Earlier this April, the journal ‘Citizen Science: Theory and Practice’ published an article on “The Verification of Ecological Citizen Science Data: Current Approaches and Future Possibilities”. Its authors include Jo Judge, former CEO of the NBN Trust, and David Roy from the Biological Records Centre.
The six researchers systematically reviewed the approaches to verification across ecological citizen science schemes that feature in published research, aiming to identify the options available for verification, and to examine factors that influence the approaches used.
They reviewed 259 schemes and were able to locate verification information for 142 of these. Given that no information on data verification was found for over 40% of the schemes reviewed, the authors suggest that there is still an imperative to report on verification methods to increase trust in the dataset and to benefit end users of the data.

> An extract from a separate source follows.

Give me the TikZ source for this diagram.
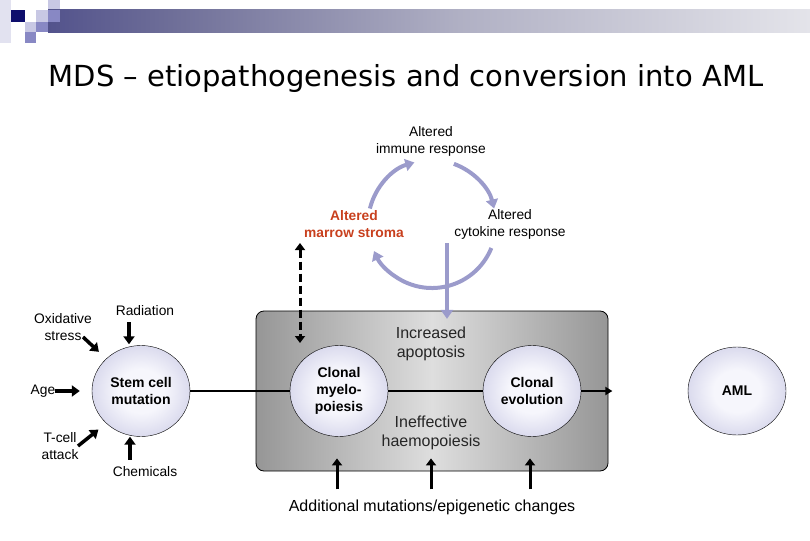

Reviewing the 142 schemes which do detail their data verification information, expert verification was most widely used, especially among longer-running schemes, followed by community consensus and automated approaches.
Expert verification has been the default approach for schemes in the past, but as the volume of data collected through citizen science schemes grows and the potential of automated approaches develops, many schemes might be able to implement approaches that verify data more efficiently.
The authors present an idealised system for data verification, in which the bulk of records are verified by automation or community consensus, and any flagged records can then undergo additional levels of verification by experts.